I’m an independent artist making work that doesn’t fit neatly into a genre.
On social media I can get solid reach (10k–60k+ views fairly consistently), but the engagement is often polarized. A lot of comments are negative or trolling, and while posts may get thousands of shares, they don’t convert well into followers or streams (e.g. 5,000 shares → ~5–20 follows / very low streaming lift).
At the same time, there is a smaller group that genuinely connects with it—they follow, listen, and reach out—but they’re harder to consistently reach through the algorithm.
What’s interesting is that live, the same material connects very directly with audiences.
So my question is:
- Has anyone here experienced a phase where early “viral” attention was mostly from the wrong audience (hate/trolling/misreads), but it eventually did lead to a more aligned listener base over time?
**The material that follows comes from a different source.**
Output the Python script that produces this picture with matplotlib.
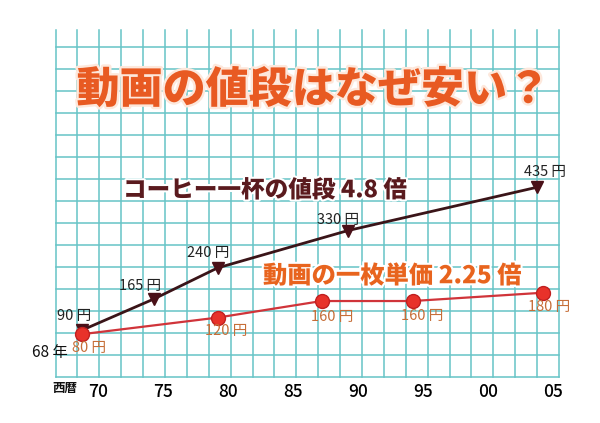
import matplotlib
matplotlib.use("Agg")
import matplotlib.pyplot as plt
import matplotlib.patheffects as pe

plt.rcParams['font.family'] = ['Noto Sans CJK JP', 'DejaVu Sans']

# データ（西暦、円）
coffee_year = [1968.8, 1974.3, 1979.2, 1989.2, 2003.8]
coffee_price = [90, 165, 240, 330, 435]
video_year = [1968.8, 1979.2, 1987.2, 1994.2, 2004.2]
video_price = [80, 120, 160, 160, 180]
xticks = [1970, 1975, 1980, 1985, 1990, 1995, 2000, 2005]
xlabels = ['70', '75', '80', '85', '90', '95', '00', '05']

# ラベルのずらし（px）
coffee_off = [(-8, 14), (-14, 13), (-9, 15), (-10, 11), (8, 15)]
video_off = [(7, -14), (9, -13), (11, -16), (10, -15), (7, -14)]

W, H = 600, 423
fig = plt.figure(figsize=(6, 4.23), dpi=100)
fig.patch.set_facecolor('white')

# 方眼の範囲（px）
gl, gr, gt, gb = 55.5, 559, 30, 377
ax = fig.add_axes([gl / W, (H - gb) / H, (gr - gl) / W, (gb - gt) / H])
ax.set_xlim(1966.73, 2005.46)
ax.set_ylim(-23.5, 814.6)
for s in ax.spines.values():
    s.set_visible(False)
ax.set_yticks([])
ax.set_xticks(xticks, xlabels, fontsize=12.5, fontweight='medium')
ax.tick_params(axis='x', length=0, pad=4)
ax.patch.set_alpha(0)

# 方眼
grid_c = '#66c4c6'
for k in range(24):
    ax.plot([k / 23, k / 23], [0, 1], color=grid_c, lw=1.1,
            transform=ax.transAxes, zorder=0, clip_on=False)
for k in range(16):
    yf = (330 - 22 * k) / 347
    ax.plot([0, 1], [yf, yf], color=grid_c, lw=1.1,
            transform=ax.transAxes, zorder=0, clip_on=False)

# 線
ax.plot(coffee_year, coffee_price, color='#3a1418', lw=2, marker='v',
        ms=9, mfc='#4a1018', mec='#4a1018', zorder=3)
ax.plot(video_year, video_price, color='#d0343a', lw=1.6, marker='o',
        ms=10, mfc='#e8322a', mec='#c02020', zorder=3)

for x, y, (dx, dy) in zip(coffee_year, coffee_price, coffee_off):
    ax.annotate(f'{y} 円', (x, y), xytext=(dx * 0.72, dy * 0.72),
                textcoords='offset points', ha='center', va='center',
                fontsize=10.5, color='#222222', zorder=4)
for x, y, (dx, dy) in zip(video_year, video_price, video_off):
    ax.annotate(f'{y} 円', (x, y), xytext=(dx * 0.72, dy * 0.72),
                textcoords='offset points', ha='center', va='center',
                fontsize=10.5, color='#c66e38', zorder=4)

def px(x, y):
    return x / W, 1 - y / H

white = [pe.withStroke(linewidth=3, foreground='white')]
fig.text(*px(50, 352), '68 年', fontsize=11, color='#111111',
         ha='center', va='center')
fig.text(*px(65, 388), '西暦', fontsize=9, fontweight='bold',
         color='#111111', ha='center', va='center')

fig.text(*px(313, 90), '動画の値段はなぜ安い？', fontsize=31,
         fontweight='heavy', color='#e85a22', ha='center', va='center',
         path_effects=[pe.withStroke(linewidth=3.5, foreground='#fde8dc')])
fig.text(*px(123, 190), 'コーヒー一杯の値段 4.8 倍', fontsize=17,
         fontweight='heavy', color='#5a1a1e', ha='left', va='center',
         path_effects=white)
fig.text(*px(263, 276), '動画の一枚単価 2.25 倍', fontsize=17.5,
         fontweight='heavy', color='#e8641e', ha='left', va='center',
         path_effects=white)

fig.savefig('out.png', dpi=100, facecolor='white')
- Or did you find that it was actually a signal that your content needed reframing (packaging, clips, captions, context, etc.) rather than “waiting it out”?
I’ve also seen examples of artists getting millions of views with extremely negative comment sections, but still building real careers from it. I’m trying to understand if that’s the norm (misaligned early attention that eventually filters) or if that’s the exception.
Would especially appreciate hearing from people who’ve gone through something similar and what actually changed the trajectory for them (if anything did)—whether that was content strategy, platform shift, or something else.